4. Delegate (whatever is possible)
Shternie: Be direct and clear with the help you need. Family meetings and job lists help everyone feel included and involved.
Raizel: Know your character strengths and the strengths of those around you. Divide and conquer. Give out jobs according to ability and interest, make a timeline and date. This will automatically calm your brain, it tells your brain, ‘I’ve got this, I’m on top of this.’
5. Don’t overdo it
Rivkah: Don’t be frumer than the Rav. Don’t assume you need to do things. The rav answers YOU, not the questions. A Rav wants to save Yiddishe time and energy so check that you’re not wasting your precious time.
Raizel: There is no mitzvah in making 8 different kugels and 12 different salads. Nowhere does it say that we need to make fancy delectable desserts that take hours of preparation. Be practical, keep your menu simple.
6. Make it meaningful
Shternie: Find the magic. Think about what feeds you and fills you up most – family time, enjoying relationships, spiritual ritual and meaning. Ask yourself what you are looking forward to most. Don’t miss those moments. This yomtov gets to be enjoyable too. Allow yourself those moments. Create them. Pause there. and enjoy them.
7. Make it fun
Raizel: Pesach should be joyful, not stressful. Practice Yiddishkeit and Chassidishkeit with joy, not ‘oy.’ Play music in the house, get the kids involved, make challenges, give out treats when tasks are completed or plan an outing. Make it fun and happy.

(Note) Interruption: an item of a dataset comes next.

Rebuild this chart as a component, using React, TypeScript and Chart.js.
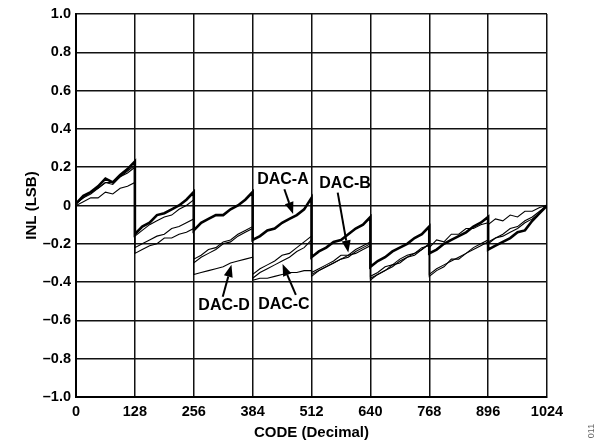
import React, { useEffect, useRef } from "react";
import { Chart, registerables } from "chart.js";

Chart.register(...registerables);

// Codes: each 128-code segment sampled every 16 codes; boundary codes repeat so the sawtooth drops vertically
const CODES = [
  0, 16, 32, 48, 64, 80, 96, 112, 128,
  128, 144, 160, 176, 192, 208, 224, 240, 256,
  256, 272, 288, 304, 320, 336, 352, 368, 384,
  384, 400, 416, 432, 448, 464, 480, 496, 512,
  512, 528, 544, 560, 576, 592, 608, 624, 640,
  640, 656, 672, 688, 704, 720, 736, 752, 768,
  768, 784, 800, 816, 832, 848, 864, 880, 896,
  896, 912, 928, 944, 960, 976, 992, 1008, 1024,
];

const DAC_A = [
  0.01, 0.05, 0.07, 0.10, 0.14, 0.12, 0.16, 0.19, 0.23,
  -0.15, -0.11, -0.09, -0.05, -0.04, -0.02, 0.00, 0.03, 0.07,
  -0.13, -0.09, -0.07, -0.05, -0.05, -0.02, 0.00, 0.03, 0.07,
  -0.18, -0.16, -0.13, -0.12, -0.09, -0.07, -0.05, -0.02, 0.04,
  -0.27, -0.24, -0.22, -0.19, -0.18, -0.15, -0.12, -0.10, -0.06,
  -0.32, -0.29, -0.27, -0.24, -0.22, -0.20, -0.17, -0.15, -0.11,
  -0.25, -0.23, -0.20, -0.18, -0.16, -0.14, -0.11, -0.09, -0.06,
  -0.23, -0.21, -0.19, -0.17, -0.14, -0.13, -0.08, -0.04, 0.00,
];

const DAC_B = [
  0.01, 0.04, 0.07, 0.09, 0.12, 0.12, 0.15, 0.18, 0.21,
  -0.16, -0.13, -0.10, -0.08, -0.06, -0.05, -0.02, 0.00, 0.03,
  -0.28, -0.26, -0.23, -0.22, -0.19, -0.18, -0.15, -0.13, -0.11,
  -0.36, -0.33, -0.31, -0.29, -0.26, -0.25, -0.22, -0.19, -0.16,
  -0.35, -0.33, -0.31, -0.29, -0.26, -0.26, -0.23, -0.21, -0.19,
  -0.37, -0.35, -0.32, -0.31, -0.28, -0.26, -0.25, -0.22, -0.21,
  -0.22, -0.18, -0.19, -0.15, -0.15, -0.12, -0.12, -0.10, -0.09,
  -0.10, -0.07, -0.08, -0.05, -0.06, -0.03, -0.03, -0.01, 0.00,
];

const DAC_C = [
  0.01, 0.04, 0.06, 0.09, 0.12, 0.11, 0.15, 0.17, 0.20,
  -0.22, -0.20, -0.18, -0.16, -0.15, -0.12, -0.11, -0.09, -0.07,
  -0.30, -0.27, -0.25, -0.23, -0.20, -0.19, -0.16, -0.14, -0.12,
  -0.38, -0.35, -0.33, -0.31, -0.29, -0.27, -0.24, -0.22, -0.18,
  -0.37, -0.34, -0.32, -0.30, -0.28, -0.27, -0.24, -0.22, -0.20,
  -0.39, -0.36, -0.34, -0.31, -0.30, -0.27, -0.25, -0.23, -0.20,
  -0.37, -0.34, -0.32, -0.28, -0.28, -0.25, -0.22, -0.20, -0.18,
  -0.19, -0.17, -0.15, -0.12, -0.11, -0.08, -0.06, -0.03, 0.00,
];

const DAC_D = [
  0.00, 0.02, 0.04, 0.04, 0.07, 0.06, 0.09, 0.10, 0.12,
  -0.25, -0.23, -0.21, -0.20, -0.17, -0.17, -0.15, -0.14, -0.12,
  -0.36, -0.35, -0.34, -0.33, -0.32, -0.30, -0.29, -0.28, -0.27,
  -0.39, -0.38, -0.38, -0.37, -0.36, -0.35, -0.35, -0.34, -0.34,
  -0.36, -0.34, -0.32, -0.30, -0.28, -0.26, -0.25, -0.23, -0.21,
  -0.38, -0.36, -0.34, -0.32, -0.29, -0.27, -0.26, -0.23, -0.20,
  -0.36, -0.33, -0.31, -0.29, -0.27, -0.25, -0.23, -0.21, -0.19,
  -0.20, -0.17, -0.16, -0.14, -0.12, -0.09, -0.07, -0.04, 0.00,
];

const X_TICKS = [0, 128, 256, 384, 512, 640, 768, 896, 1024];
const Y_TICKS = [-1.0, -0.8, -0.6, -0.4, -0.2, 0, 0.2, 0.4, 0.6, 0.8, 1.0];

const SERIES_NAMES = ["DAC-D", "DAC-C", "DAC-B", "DAC-A"];
const SERIES_VALUES = [DAC_D, DAC_C, DAC_B, DAC_A];

// Callout labels and arrows, in data units (code, LSB)
const CALLOUTS = [
  { text: "DAC-A", lx: 450, ly: 0.133, from: [453, 0.085], to: [472, -0.045] },
  { text: "DAC-B", lx: 585, ly: 0.117, from: [569, 0.067], to: [592, -0.245] },
  { text: "DAC-D", lx: 322, ly: -0.525, from: [319, -0.476], to: [338, -0.31] },
  { text: "DAC-C", lx: 452, ly: -0.52, from: [478, -0.467], to: [449, -0.305] },
];

const FONT = "'Liberation Sans', Arial, Helvetica, sans-serif";

const calloutPlugin = {
  id: "callouts",
  afterDatasetsDraw(chart: any) {
    const { ctx, scales } = chart;
    const xs = scales.x;
    const ys = scales.y;
    ctx.save();
    ctx.fillStyle = "#000";
    ctx.strokeStyle = "#000";
    ctx.font = `bold 16px ${FONT}`;
    ctx.textAlign = "center";
    ctx.textBaseline = "middle";
    for (const c of CALLOUTS) {
      const lx = xs.getPixelForValue(c.lx);
      const ly = ys.getPixelForValue(c.ly);
      ctx.fillText(c.text, lx, ly);
      const x1 = xs.getPixelForValue(c.from[0]);
      const y1 = ys.getPixelForValue(c.from[1]);
      const x2 = xs.getPixelForValue(c.to[0]);
      const y2 = ys.getPixelForValue(c.to[1]);
      const ang = Math.atan2(y2 - y1, x2 - x1);
      const headLen = 12;
      const headW = 4.5;
      const bx = x2 - headLen * Math.cos(ang);
      const by = y2 - headLen * Math.sin(ang);
      ctx.lineWidth = 2;
      ctx.beginPath();
      ctx.moveTo(x1, y1);
      ctx.lineTo(bx, by);
      ctx.stroke();
      ctx.beginPath();
      ctx.moveTo(x2, y2);
      ctx.lineTo(bx + headW * Math.sin(ang), by - headW * Math.cos(ang));
      ctx.lineTo(bx - headW * Math.sin(ang), by + headW * Math.cos(ang));
      ctx.closePath();
      ctx.fill();
    }
    // figure number
    ctx.save();
    ctx.translate(592, 431);
    ctx.rotate(-Math.PI / 2);
    ctx.font = `9px ${FONT}`;
    ctx.fillStyle = "#666";
    ctx.fillText("011", 0, 0);
    ctx.restore();
    ctx.restore();
  },
};

function fmtY(v: number): string {
  if (Math.abs(v) < 1e-9) return "0";
  return (v < 0 ? "\u2013" : "") + Math.abs(v).toFixed(1);
}

export default function App() {
  const ref = useRef<HTMLCanvasElement | null>(null);

  useEffect(() => {
    if (!ref.current) return;
    const datasets = SERIES_VALUES.map((vals, i) => ({
      label: SERIES_NAMES[i],
      data: CODES.map((c, k) => ({ x: c, y: vals[k] })),
      borderColor: "#000",
      backgroundColor: "#000",
      borderWidth: SERIES_NAMES[i] === "DAC-A" ? 2.6 : 1.1,
      pointRadius: 0,
      tension: 0,
      fill: false,
    }));

    const chart = new Chart(ref.current, {
      type: "line",
      data: { datasets },
      plugins: [calloutPlugin],
      options: {
        animation: false,
        responsive: false,
        devicePixelRatio: 1,
        layout: { padding: { top: 14, right: 52, left: 0, bottom: 0 } },
        plugins: {
          legend: { display: false },
          tooltip: { enabled: false },
        },
        scales: {
          x: {
            type: "linear",
            min: 0,
            max: 1024,
            afterBuildTicks: (s: any) => {
              s.ticks = X_TICKS.map((v) => ({ value: v }));
            },
            afterFit: (s: any) => {
              s.height = 49;
            },
            grid: { color: "#111", lineWidth: 1.5, drawTicks: false },
            border: { display: true, color: "#000", width: 2 },
            ticks: {
              padding: 6,
              color: "#000",
              font: { family: FONT, size: 14.5, weight: "bold" },
              maxRotation: 0,
              autoSkip: false,
              callback: (v: any) => String(v),
            },
            title: {
              display: true,
              text: "CODE (Decimal)",
              color: "#000",
              font: { family: FONT, size: 15, weight: "bold" },
              padding: { top: 0, bottom: 4 },
            },
          },
          y: {
            type: "linear",
            min: -1,
            max: 1,
            afterBuildTicks: (s: any) => {
              s.ticks = Y_TICKS.map((v) => ({ value: v }));
            },
            afterFit: (s: any) => {
              s.width = 76;
            },
            grid: { color: "#111", lineWidth: 1.5, drawTicks: false },
            border: { display: true, color: "#000", width: 2 },
            ticks: {
              padding: 5,
              color: "#000",
              font: { family: FONT, size: 14.5, weight: "bold" },
              autoSkip: false,
              callback: (v: any) => fmtY(Number(v)),
            },
            title: {
              display: true,
              text: "INL (LSB)",
              color: "#000",
              font: { family: FONT, size: 15, weight: "bold" },
              padding: { top: 23, bottom: 0 },
            },
          },
        },
      },
    });
    return () => chart.destroy();
  }, []);

  return (
    <div style={{ position: "absolute", left: 0, top: 0, width: 599, height: 446, background: "#fff" }}>
      <canvas ref={ref} width={599} height={446} style={{ display: "block" }} />
    </div>
  );
}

8. Don’t forget about yourself
Rus Devorah: Take a break from Pesach cleaning. It sounds counter-intuitive. But, believe it or not, taking short, meaningful breaks that are intended for relaxation and gaining composure can actually make the whole Passover prepping process more pleasant and less of an ordeal. Such brief breaks can even optimize your experience and help you arrive at the Seder table with more “freedom” than you imagined.
Shternie: When you are resourced, a happier and more filled up you is able to face the responsibilities and tasks ahead. Whatever helps you feel tended to, include that, get the sleep you need, eat nourishing meals, take time for quiet, fitness or movement practices, or being in nature. A quiet walk around the neighborhood in the morning before everyone wakes up is a great way to get all three of those in a 20 minutes block. Positive self-talk can be really helpful too, focusing on what went well each day, jotting those things down, and being mindful for what you are grateful for.
9. And… breathe
Rus Devorah: Dr. Victor Frankl, so aptly put it: “Between stimulus and response, there is a space. In that space is our power to choose our response. In our response lies our growth and our freedom.” Through meditation and relaxation techniques, we can create a longer “space” so we have the power to choose our response. This is what I call, the ability to respond, or “ResponsAbility.” It is the “responsible” thing to carefully choose our response to all situations especially during this busy and somewhat stressful time.
Wishing you all a kosher and happy Pesach!